Of course, the best use of “overflow” water is to irrigate plants, such as trees that can benefit from occasional deep waterings. To handle a large volume of overflow water, simple but essential erosion-control measures should be installed at your daylight point. Often a hole filled with gravel and a swale that pours gently into a mulched bed planted with a few shrubs or a tree works well. When flows are high and/or your slope is steep, riprap and/or wire-wrapped gabions might be required to prevent soil erosion at the daylight point.
Note that on flat properties your run to daylight will be longer than the overflow run on the typical steep site. However, the erosion-control work needed at the daylight point of a flat site is usually less extensive than the work that is often required on steep sites. Civil engineers, drainage contractors and/or appropriate government regulators will need to be consulted in high-volume, steep-slope situations.
5. Locate Your Vent and Serviceway Appropriately
Part of determining the location of an underground cistern is making sure that the vent and serviceway access can be inexpensively hidden from view. Sometimes this is reason enough to move a cistern from one side of a house to another. If everything else is equal except that the vent and serviceway to your cistern would be seen through a living room window, why not (during the design phase of your project) move the cistern to a less-prominent place?
For cases in which moving your serviceway and vents to a less visible place is impossible, here are a few tips for hiding these necessary parts of your cistern system. Since vent pipes have a theoretically unlimited horizontal run, they can usually be hidden at a relatively low cost around the corner of a building or behind some plant material. This work shouldn't be too expensive, but your cost estimate should include all five steps in the process: digging a shallow trench, laying vent pipe, fitting the pipe, backfilling over the trench and tamping the backfill until properly compacted.
For ease of access and to prevent debris and other forms of runoff from falling into cisterns, serviceways should protrude out of the ground. Some of the best ways to camouflage a serviceway are to install earthen berms, plants, decorative boulders, mulch and fencing. Remember to keep your serviceway locked when not in use to prevent injuries.
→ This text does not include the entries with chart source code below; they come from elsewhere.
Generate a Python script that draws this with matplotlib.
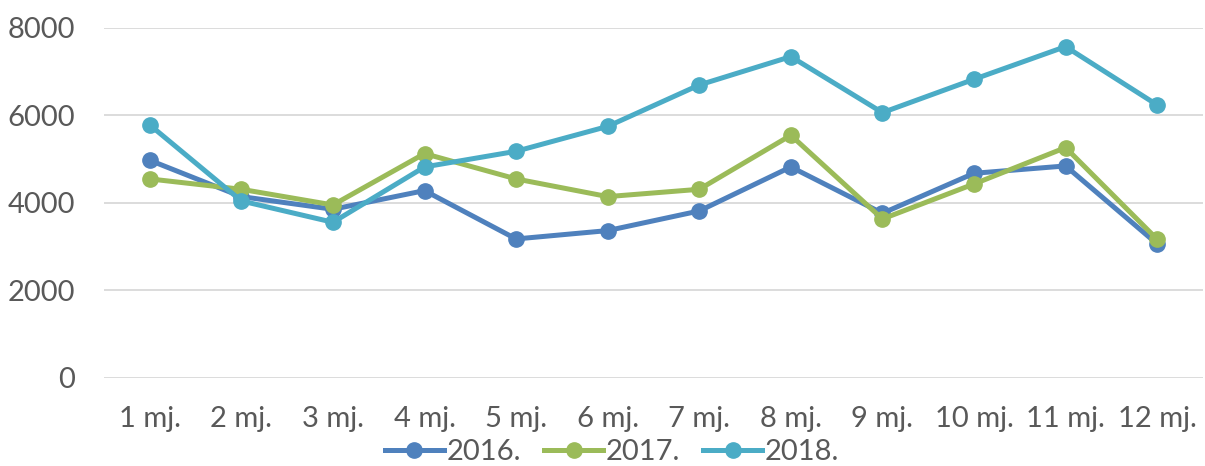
import matplotlib.pyplot as plt

months = ["1 mj.", "2 mj.", "3 mj.", "4 mj.", "5 mj.", "6 mj.",
          "7 mj.", "8 mj.", "9 mj.", "10 mj.", "11 mj.", "12 mj."]
y2016 = [4975, 4145, 3855, 4282, 3177, 3368, 3817, 4823, 3764, 4678, 4846, 3063]
y2017 = [4549, 4312, 3954, 5128, 4549, 4145, 4312, 5547, 3634, 4434, 5265, 3169]
y2018 = [5783, 4046, 3558, 4823, 5181, 5750, 6697, 7345, 6065, 6827, 7574, 6240]

plt.rcParams['font.family'] = ['Lato', 'DejaVu Sans']
grey = "#595959"

fig = plt.figure(figsize=(12.05, 4.66), dpi=100)
ax = fig.add_axes([0.0863, 0.189, 0.912, 0.751])

x = range(len(months))
ax.plot(x, y2016, color="#4F81BD", lw=3.6, marker="o", ms=11, label="2016.")
ax.plot(x, y2017, color="#9BBB59", lw=3.6, marker="o", ms=11, label="2017.")
ax.plot(x, y2018, color="#4BACC6", lw=3.6, marker="o", ms=11, label="2018.")

ax.set_xlim(-0.5, 11.5)
ax.set_ylim(0, 8000)
ax.set_yticks([0, 2000, 4000, 6000, 8000])
ax.set_xticks(list(x))
ax.set_xticklabels(months)
ax.grid(axis="y", color="#d9d9d9", lw=1.3)
ax.set_axisbelow(True)
for s in ax.spines.values():
    s.set_visible(False)
ax.tick_params(length=0, labelsize=21, colors=grey)
ax.tick_params(axis="x", pad=20)
ax.tick_params(axis="y", pad=21)

handles, labels = ax.get_legend_handles_labels()
fig.legend(handles, labels, loc="center", bbox_to_anchor=(0.508, 0.03), ncol=3,
           frameon=False, fontsize=21, handlelength=2.0, handletextpad=0.1,
           columnspacing=0.8, borderaxespad=0, labelcolor=grey)

fig.savefig("out.png", dpi=100)
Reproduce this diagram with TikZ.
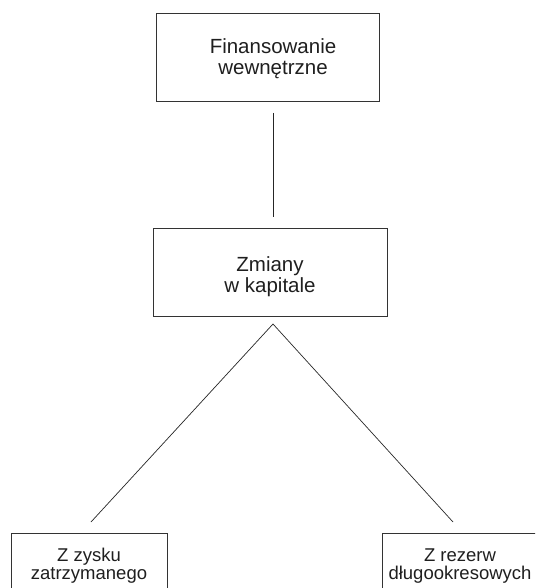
\documentclass[tikz,border=0pt]{standalone}
\usepackage{fontspec}
\setmainfont{Liberation Sans}
\begin{document}
\begin{tikzpicture}[x=1pt,y=-1pt,
  box/.style={draw=black!80, line width=0.9pt, inner sep=0pt},
  conn/.style={draw=black!85, line width=0.7pt},
  lbl/.style={align=center, text=black!88, inner sep=0pt, font=\fontsize{20.5}{21}\selectfont},
  lbls/.style={align=center, text=black!88, inner sep=0pt, font=\fontsize{18.5}{18.3}\selectfont}]
\useasboundingbox (0,0) rectangle (535,588);
\fill[white] (0,0) rectangle (535,588);
\clip (0,0) rectangle (535,588);
% boxes
\node[box, minimum width=223pt, minimum height=88pt] (top) at (267.5,57) {};
\node[box, minimum width=234pt, minimum height=88pt] (mid) at (270,272) {};
\node[box, minimum width=156pt, minimum height=87pt] (bl) at (89,576.5) {};
\node[box, minimum width=156pt, minimum height=87pt] (br) at (460,576.5) {};
% texts
\node[lbl] (ttop) at (273,59) {Finansowanie\\wewnętrzne};
\node[lbl] (tmid) at (270,277) {Zmiany\\w kapitale};
\node[lbls] (tbl) at (89,566) {Z zysku\\zatrzymanego};
\node[lbls] (tbr) at (460,566) {Z rezerw\\długookresowych};
% connectors
\coordinate (a1) at (273,113);
\coordinate (a2) at (273,217);
\coordinate (apex) at (273,324);
\coordinate (l1) at (91,522);
\coordinate (r1) at (453,522);
\draw[conn] (a1) -- (a2);
\draw[conn] (l1) -- (apex) -- (r1);
\end{tikzpicture}
\end{document}
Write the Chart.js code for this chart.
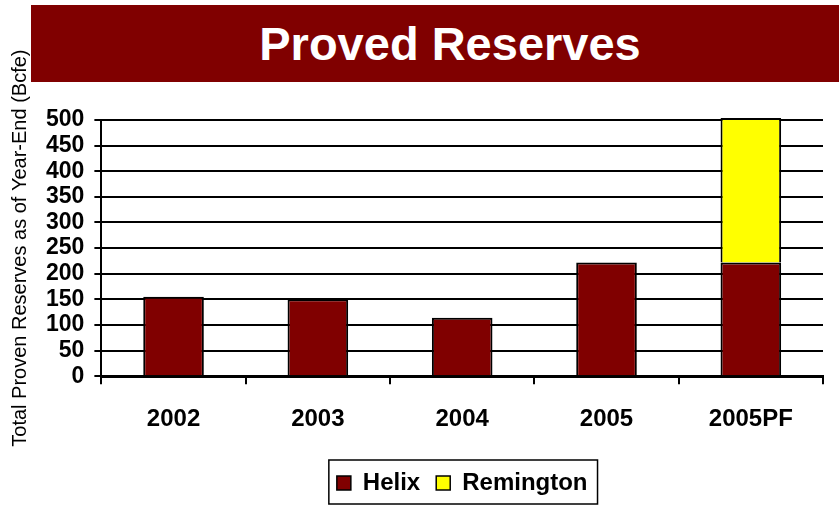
<!DOCTYPE html>
<html>
<head>
<meta charset="utf-8">
<script src="https://cdn.jsdelivr.net/npm/chart.js@4.4.1/dist/chart.umd.min.js"></script>
<style>
  html, body { margin: 0; padding: 0; background: #ffffff; }
  #wrap { position: relative; width: 839px; height: 505px; overflow: hidden; }
  #banner {
    position: absolute; left: 31px; top: 5px; width: 808px; height: 77px;
    background: #800000; color: #ffffff;
    font: bold 47px "Liberation Sans", Arial, sans-serif;
    display: flex; align-items: center; justify-content: center;
    padding-left: 30px; box-sizing: border-box;
  }
  canvas { position: absolute; left: 0; top: 0; }
</style>
</head>
<body>
<div id="wrap">
  <canvas id="reservesChart" width="839" height="505"></canvas>
  <div id="banner">Proved Reserves</div>
</div>
<script>
// Chart data
const years = ['2002', '2003', '2004', '2005', '2005PF'];
const helix = [155, 150, 114, 222, 222];
const remington = [0, 0, 0, 0, 282];
const yTicks = [0, 50, 100, 150, 200, 250, 300, 350, 400, 450, 500];

const chartColors = {
  helix: '#800000',
  remington: '#ffff00',
  line: '#000000'
};

const fontFamily = '"Liberation Sans", Arial, sans-serif';

// Draws the frame around the legend
const legendFrame = {
  id: 'legendFrame',
  afterDraw(chart) {
    const lg = chart.legend;
    if (!lg || !lg.legendHitBoxes || !lg.legendHitBoxes.length) return;
    const boxes = lg.legendHitBoxes;
    const first = boxes[0];
    const last = boxes[boxes.length - 1];
    const ctx = chart.ctx;
    ctx.save();
    ctx.strokeStyle = '#000000';
    ctx.lineWidth = 1.5;
    const left = first.left - 8;
    const right = last.left + last.width + 10;
    ctx.strokeRect(left, 460, right - left, 44);
    ctx.restore();
  }
};

document.addEventListener('DOMContentLoaded', function() {
  const el = document.getElementById('reservesChart');
  new Chart(el, {
    type: 'bar',
    data: {
      labels: years,
      datasets: [{
        label: 'Helix',
        data: helix,
        backgroundColor: chartColors.helix,
        borderColor: chartColors.line,
        borderWidth: 2,
        barPercentage: 0.42,
        categoryPercentage: 1,
        clip: false
      }, {
        label: 'Remington',
        data: remington,
        backgroundColor: chartColors.remington,
        borderColor: chartColors.line,
        borderWidth: 2,
        barPercentage: 0.42,
        categoryPercentage: 1,
        clip: false
      }]
    },
    options: {
      responsive: false,
      animation: false,
      layout: { padding: { top: 120, right: 16, left: 0, bottom: 0 } },
      plugins: {
        tooltip: { enabled: false },
        legend: {
          position: 'bottom',
          fullSize: false,
          labels: {
            color: '#000000',
            font: { family: fontFamily, weight: 'bold', size: 24 },
            boxWidth: 14,
            boxHeight: 14,
            padding: 16,
            generateLabels(chart) {
              return chart.data.datasets.map((ds, i) => ({
                text: ds.label,
                fillStyle: ds.backgroundColor,
                strokeStyle: '#000000',
                lineWidth: 1.5,
                datasetIndex: i,
                fontColor: '#000000'
              }));
            }
          }
        }
      },
      scales: {
        x: {
          stacked: true,
          grid: {
            display: true,
            drawOnChartArea: false,
            drawTicks: true,
            tickLength: 8,
            color: chartColors.line,
            lineWidth: 2
          },
          border: { color: chartColors.line, width: 3 },
          ticks: { color: '#000000', font: { family: fontFamily, weight: 'bold', size: 24 }, padding: 21 }
        },
        y: {
          stacked: true,
          min: 0,
          max: 500,
          afterBuildTicks(axis) {
            axis.ticks = yTicks.map(v => ({ value: v }));
          },
          grid: {
            color: chartColors.line,
            lineWidth: 2,
            tickLength: 7
          },
          border: { color: chartColors.line, width: 2 },
          ticks: { color: '#000000', font: { family: fontFamily, weight: 'bold', size: 23 }, padding: 10, autoSkip: false },
          title: {
            display: true,
            text: 'Total Proven Reserves as of Year-End (Bcfe)',
            color: '#000000',
            font: { family: fontFamily, size: 20 },
            padding: { top: 8, bottom: 4 }
          }
        }
      }
    },
    plugins: [legendFrame]
  });
});
</script>
</body>
</html>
6. Synergize Your Cistern with Your Landscape
Consider the placement of your cistern in relationship to your landscape plan. The consequences of a poorly placed cistern can be serious, so make sure your cistern works not only with its collection, conveyance and distribution components but also with every component and feature of your roof-reliant landscape project.
Will your cistern and its associated components (such as its horizontal runs and its main distribution pipe) work with your landscape design? If at all possible, avoid placing your cistern in a place that prevents you from having some other important landscape feature. Try to place your tank in such a way that it improves your quality of life and increases your property’s value.
Where might the placement of your cistern help reduce the total cost of your landscape? Do particular placement options put constraints on the size of your tank and therefore shrink your water budget? Will the placement of your tank affect your installation schedule? The answers to these questions will help you finalize the decision about your cistern’s place in the landscape.
7. Get a Second Opinion
Once you have determined the best site for your cistern, it makes sense to get a second opinion. Ideally this opinion would come from a professional in the field, but second and third opinions can also come from acquaintances, friends and family. Given that inappropriate placement of your cistern could be the most costly mistake that you might make in this process, determining the most appropriate place for the heart of your roof-reliant landscape is critical.